As we have noted on One Step sister site RenewEconomy, Queensland is keen to get the ball rolling on large-scale renewables – an area in which it is currently seriously lacking – to meet its 50 per cent by 2030 target.
Queensland has no large scale wind farms, apart from a 12MW installation at Windy Hill. However there are several projects in the pipeline, including the giant 1,200MW wind-solar hybrid plant proposed for the Kennedy project, and a large pipeline of large scale solar projects.
In a draft document opened to public consultation this week, the Palaszczuk government said the new code and guildeline would provide a “statewide, consistent, whole-of-government approach” to the assessment and regulation of wind farm development, in line with its “strong interest” in increasing the production and use of renewable energy.

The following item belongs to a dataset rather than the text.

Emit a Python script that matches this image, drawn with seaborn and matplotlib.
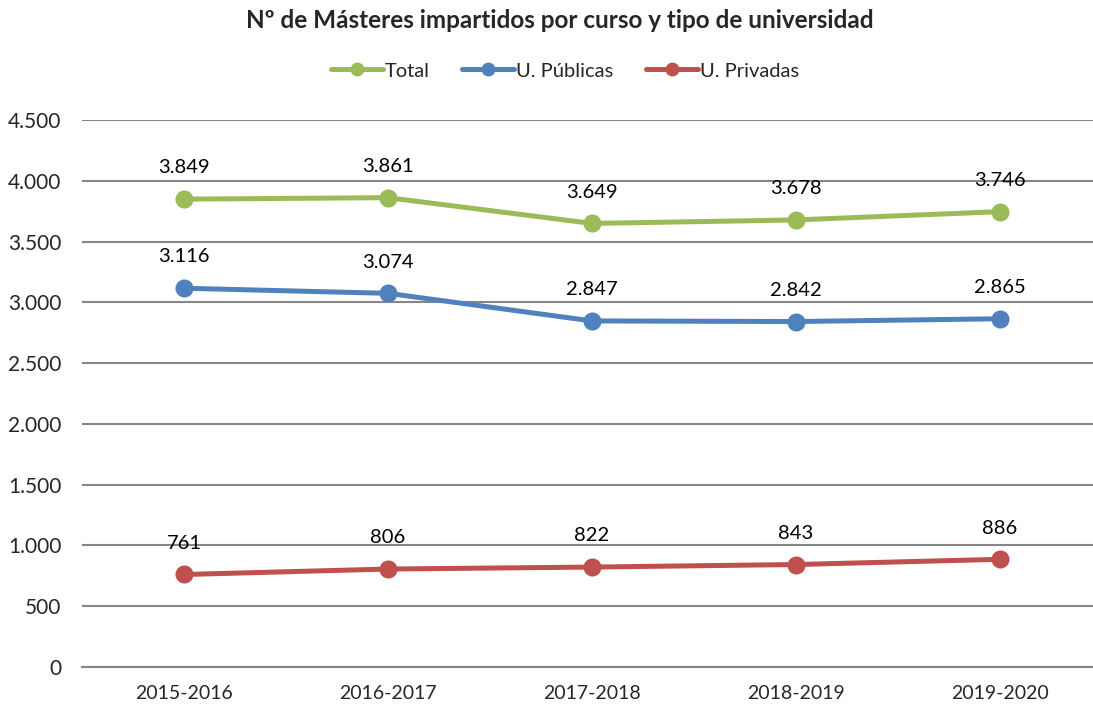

The government – which recently “called in” a large-scale solar proposal in the state’s sugar-cane growing region, heading off a potentially long and costly legal challenge by a local farmer – said that few local government planning schemes included provisions to address the complex characteristics specific to wind farms.
It said that increasing interest in wind farm development in recent years had highlighted a need for a more consistent approach to assessment and regulation across the state, as well as clearer guidelines for developers, as they prepare their proposals.
“Under the new code, wind farm development will be carefully considered against the State’s core objectives to achieve a liveable, sustainable and prosperous Queensland,” a draft summary says.
And after the federal government’s appointment of a Wind Farm Commissioner, it gives a nod to community health and safety, saying that the new code and guideline will “assess and consider all potential adverse impacts as a result of wind farm developments, and ensure that these impacts are avoided or mitigated.”
The code will also require wind farm development applicants to notify the public of their intentions, and allow for the community to comment.
The draft – a revision of an early proposal, tabled in April – will be open for submissions for a period of eight weeks, until 5pm on Friday November 20.
The code and guideline are then expected to come into effect, with inclusion in the State Development Assessment Provisions, in early 2016.